Last week, the board of Hillsborough County Commissioners replaced outgoing community board member Anne Madden with one of their own in adding Commissioner Les Miller to the HART board, putting four such commissioners on the transit agency. Perhaps not surprisingly, each one of those commissioners has already spoken out in favor of TED supplanting the current board.

But there were very few non-county commissioners on the HART board today who spoke out in favor of such a transition, other than Temple Terrace representative Eddie Vance. HART Vice Chairman Steven Polzin didn't even really weigh in on the subject, saying that there needs to be less concern about governance and more about investing money in public transportation in Hillsborough County. "We're kind of grasping at straws at pretending governance is the problem," he said.

But it was the topic du jour. HART board member Fran Davin kicked off the discussion by saying that such talk about changing the agency's board was a big distraction. "I don't think it's necessary to even entertain this at this time," saying the focus should be on the transit projects the county wants to promote, "not the composition of people around this table." She went on to say that "I would hope that we could set aside the divisiveness on the governance issue." 
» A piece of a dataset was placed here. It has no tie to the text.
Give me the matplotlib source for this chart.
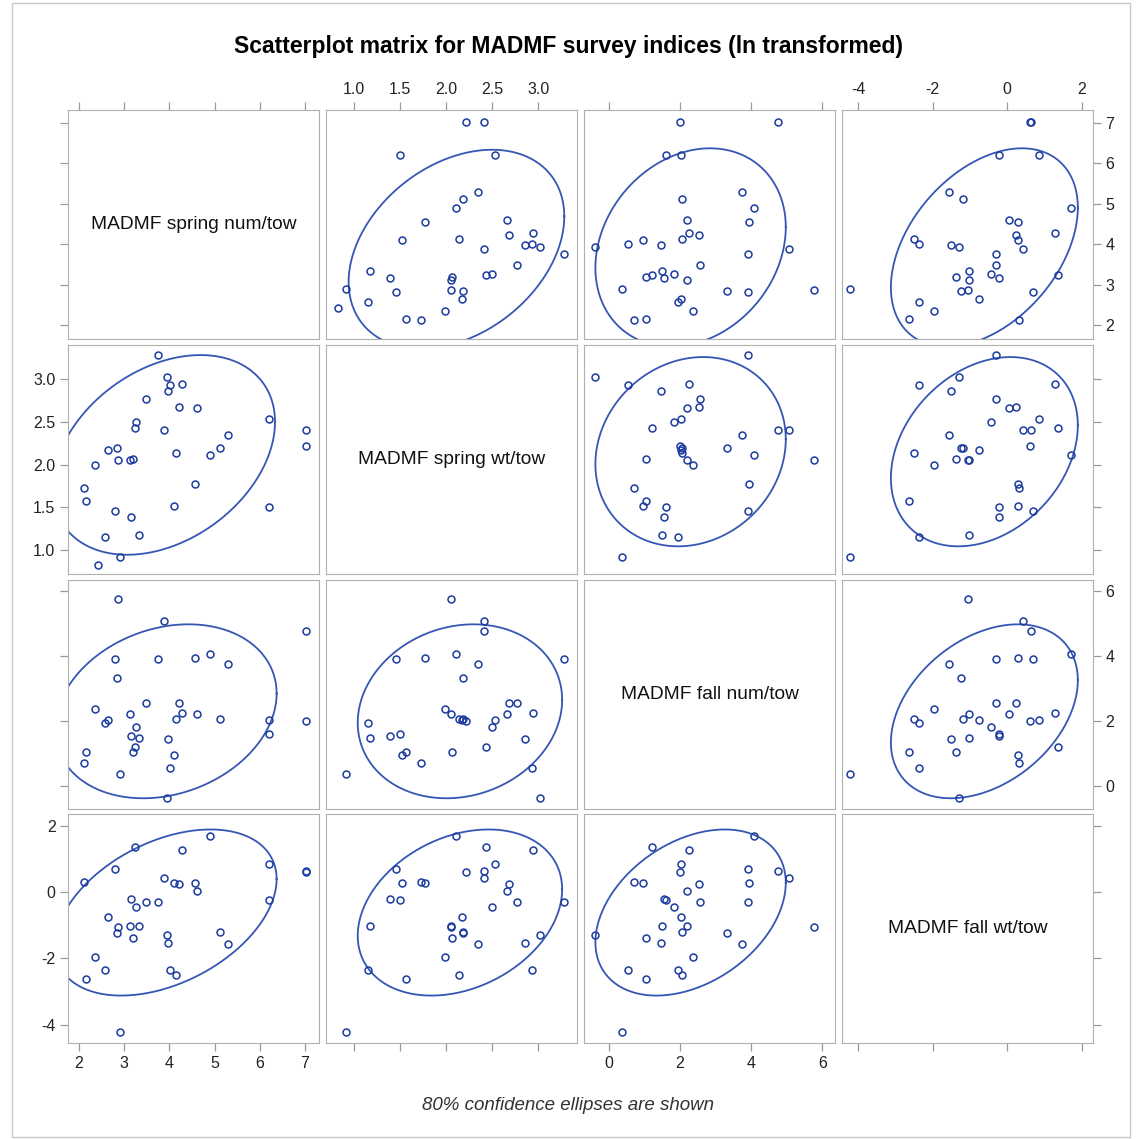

But that wasn't going to happen. 

After County Commissioner/board member Mark Sharpe essentially bypassed the conversation about governance and instead talked about how Tampa trails other major cities in being competitive because of its transportation woes (including mentioning various American cities whose bus fleets dwarf that of Hillsborough County's), Josh Burgin, who took Sharpe on in a contested GOP primary back in 2010 because of Sharpe's advocacy for a transit tax, said he was surprised that the TED group was going to jettison such knowledgable HART board members like Davin and Polzin. "It looks like the County Commission is trying to hijack HART," he said, adding that they were going to relegate the current non-elected officials to something like a citizens' advisory group.

That then led Commissioner/HART board member Kevin Beckner to say that he thought some citizen representatives should be on the board. 

Most members of the public who spoke about the proposal today said they were dead set against it.

"I'm appalled by this," said Seminole Heights activist Susan Long. "Many many people in this county are perfectly capable of making educated decisions about our transportation issues."

"Simply indefensible," added Robert P. Edwards. "We're good enough to ride the bus, but not good enough to serve on the board?" he questioned.

Murman's motion for leaders with HART & TED to come together was ultimately billed as both a fact-finding discussion on the governance issue and an opportunity at coming together with a "consensus agreement about what everybody would want to achieve," she said before the issue came for a vote. "I don't want this to just be a fact finding motion. I mean, we've got to start answering questions."

Several HART board members then asked for assurance that their support for the motion did not in any way mean support for the current HART board to be dissolved. HART attorney David Smith gave them that assurance, saying that whatever comes out of the discussions with the two groups, ultimately the HART board must vote on it.

"There are so many issues that need to be worked out," HART Chairman Mike Suarez said. "Because we are a statutory committee board, so we can't just simply 'let's go forth and do this,' there are so many other things that we need to do before anything happens, that this is probably the best preliminary move."

Sitting in the back row observing it all was Hillsborough County Administrator Mike Merrill, who said he was fine with the plan for him and his team to get together with HART CEO Katharine Eagan, board chair Mike Suarez and HART attorney David Smith.

"I think it's a reasonable approach," Merrill said. "The thing that's important is that this needs to be discussed. And that's what's happening. So however it turns out is really up to them. So I think this is a healthy thing."